In just four months, the theatre renovated the hall, stage, lobby, orchestra pit, plumbing, heating and electrical systems, plus the building’s roof and façade, all in time to kick off its new season. At the same time, the Mikhailovsky Theatre of Opera and Ballet overhauled its lighting system, outfitting its stage with equipment from ETC.

Reconstruction began in June 2007, with a projected opening date of 6 October. When head lighting designer Mikhail Mekler began looking for lighting manufacturers, he discovered that ETC was one of only a few that could fulfil an order so quickly and the only one that could provide all the system features and functions he was looking for.

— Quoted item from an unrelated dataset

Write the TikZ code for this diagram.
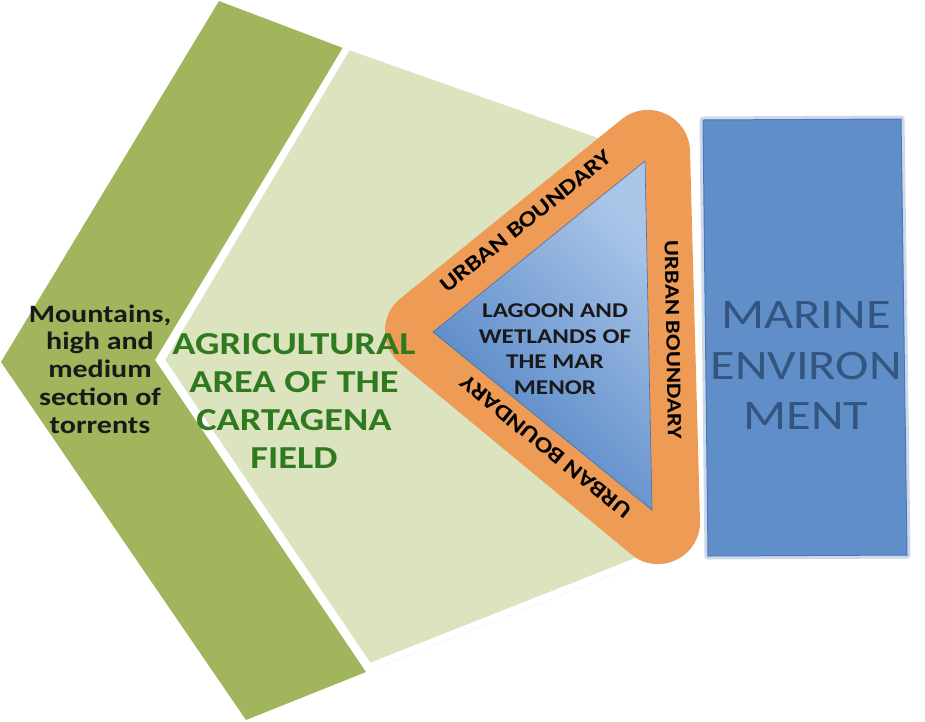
\documentclass[tikz,border=0pt]{standalone}
\usepackage{fontspec}
\newfontfamily\carl{Carlito}[FakeStretch=1.2]
\definecolor{dkgreen}{HTML}{A1B55C}
\definecolor{ltgreen}{HTML}{DBE3BF}
\definecolor{orng}{HTML}{ED9B55}
\definecolor{bluedark}{HTML}{4A7EC2}
\definecolor{bluelight}{HTML}{AAC5E8}
\definecolor{marinefill}{HTML}{5F8EC8}
\definecolor{marineedge}{HTML}{4A78B8}
\definecolor{marineglow}{HTML}{CDD8EA}
\definecolor{marinetext}{HTML}{34557F}
\definecolor{agritext}{HTML}{2F7A1F}
\begin{document}
\begin{tikzpicture}[x=1pt,y=-1pt,
  txt/.style={inner sep=0pt, align=center},
  urban/.style={inner sep=0pt, font=\carl\bfseries\fontsize{22}{24}\selectfont, text=black},
]
\useasboundingbox (0,0) rectangle (925,721);
% dark green chevron
\fill[dkgreen] (219,1) -- (343,48) -- (155,360) -- (366,672) -- (246,720) -- (1,362) -- cycle;
% shadow of light green chevron
\begin{scope}[shift={(2,3)}]
\fill[black!30, opacity=0.6] (348,46) -- (640,149) -- (645,558) -- (369,667) -- (161,360) -- cycle;
\end{scope}
% light green chevron with white border
\filldraw[fill=ltgreen, draw=white, line width=7pt] (348,46) -- (640,149) -- (645,558) -- (369,667) -- (161,360) -- cycle;
% orange urban boundary
\filldraw[fill=orng, draw=orng, line width=84pt, line join=round] (648,152) -- (427,331) -- (658,522) -- cycle;
% lagoon triangle
\shade[left color=bluedark, right color=bluelight, shading angle=135, draw=bluedark!90!black, line width=0.6pt]
  (645,161) -- (433,332) -- (652,510) -- cycle;
% marine box
\draw[marineglow, line width=7pt, line join=round] (703,120) -- (901,119) -- (907,555) -- (708,556) -- cycle;
\filldraw[fill=marinefill, draw=marineedge, line width=1pt] (703,120) -- (901,119) -- (907,555) -- (708,556) -- cycle;
% texts
\node[txt, font=\carl\bfseries\fontsize{25}{27.8}\selectfont, text=black!90] (mount) at (100,369)
  {Mountains,\\high and\\medium\\section of\\torrents};
\node[txt, font=\carl\bfseries\fontsize{32}{37.7}\selectfont, text=agritext] (agri) at (294,401)
  {AGRICULTURAL\\AREA OF THE\\CARTAGENA\\FIELD};
\node[txt, font=\carl\bfseries\fontsize{21}{25.6}\selectfont, text=black!90] (lagoon) at (555,349)
  {LAGOON AND\\WETLANDS OF\\THE MAR\\MENOR};
\node[txt, font=\carl\fontsize{42}{50.5}\selectfont, text=marinetext] (marine) at (806,366)
  {MARINE\\ENVIRON\\MENT};
\node[urban, rotate=38.9] (ub1) at (526,221) {URBAN BOUNDARY};
\node[urban, rotate=-89, font=\carl\bfseries\fontsize{20.5}{24}\selectfont] (ub2) at (673,340) {URBAN BOUNDARY};
\node[urban, rotate=140.9] (ub3) at (546,447) {URBAN BOUNDARY};
\end{tikzpicture}
\end{document}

Mekler wanted a lighting control system that offered advanced functionality and maximum power and could work with all lighting protocols. The theatre had also added many intelligent fixtures to its rig, so the Mikhailovsky needed a system that could easily manage a large number of control channels. In the end, Mekler chose an ETC Congo™ control system.

“Congo has the ability to control conventional theatrical luminaires and modern, complex concert equipment,” says Mekler. “This type of system configuration is especially important in musical theatre. That’s why Congo is also used in St Petersburg theatres such as the Mariinsky. With Congo, you can control individual channels, responsible for – for example – worklights, director’s board illumination and smoke machines, yet not affect the main lighting.”


Before the renovation, the Mikhailovsky used an Avab Pronto! control system. With the short amount of time they had to build, install and train on the new lighting system, Mekler decided that the Congo system would be the fastest for board operators to learn, as it was built upon the Pronto! legacy, and was developed by Avab and ETC. DOKA-Media, one of ETC’s dealers in Russia, provided support to help board operators master the desk in time for the theatre’s opening. They were able to transfer lighting designs to the Congo, adding in the capabilities of the new intelligent fixtures in no time.

Congo’s intuitive user interface was another reason the Mikhailovsky selected it to be their control desk. The theatre hosts opera and ballet troupes from around the world. Visiting lighting designers have appreciated the user-friendly format of the board, especially given the quick setup and takedown of touring shows. In the months since the Mikhailovsky’s grand reopening, all lighting design for the current repertoire has been done solely on the Congo – more than 25 ballets and operas.

The Mikhailovsky Theatre also uses ETC Sensor+ dimming, making it the first St Petersburg venue to install the system. Mekler explains: “The Sensor+ system is comfortable and capable. You can add modules without any special tools, and since it’s so compact, it takes up very little room. Because of that, we were able to better arrange our dimmer racks, freeing up extra space for the possible addition of new racks in the future. The main reason we chose Sensor+, however, was its big functionality.” Prior to the reconstruction, the theatre used a thyristor-based unit, but the lighting team was confident that the dimming and control systems would work together best if they were made by the same manufacturer.

The Mikhailovsky rig also employs more than 40 ETC Source Four® 26° luminaires. “The Source Fours’ bright, clear and white beams make it possible to project gobos of any complexity with great quality,” says Mekler. “More than two million of them are working in theatres around the world; that speaks for itself. So far, I don’t think there’s a rival to the Source Four.”

The new lighting system is ready to handle a diverse roster of productions. The Mikhailovsky is celebrating its 175th anniversary this year, with an impressive schedule, including Cinderella, Le Sylphide, Giselle, Romeo and Juliet, The Queen of Spades, Faust, La Traviata, Eugene Onegin and Die Fledermaus.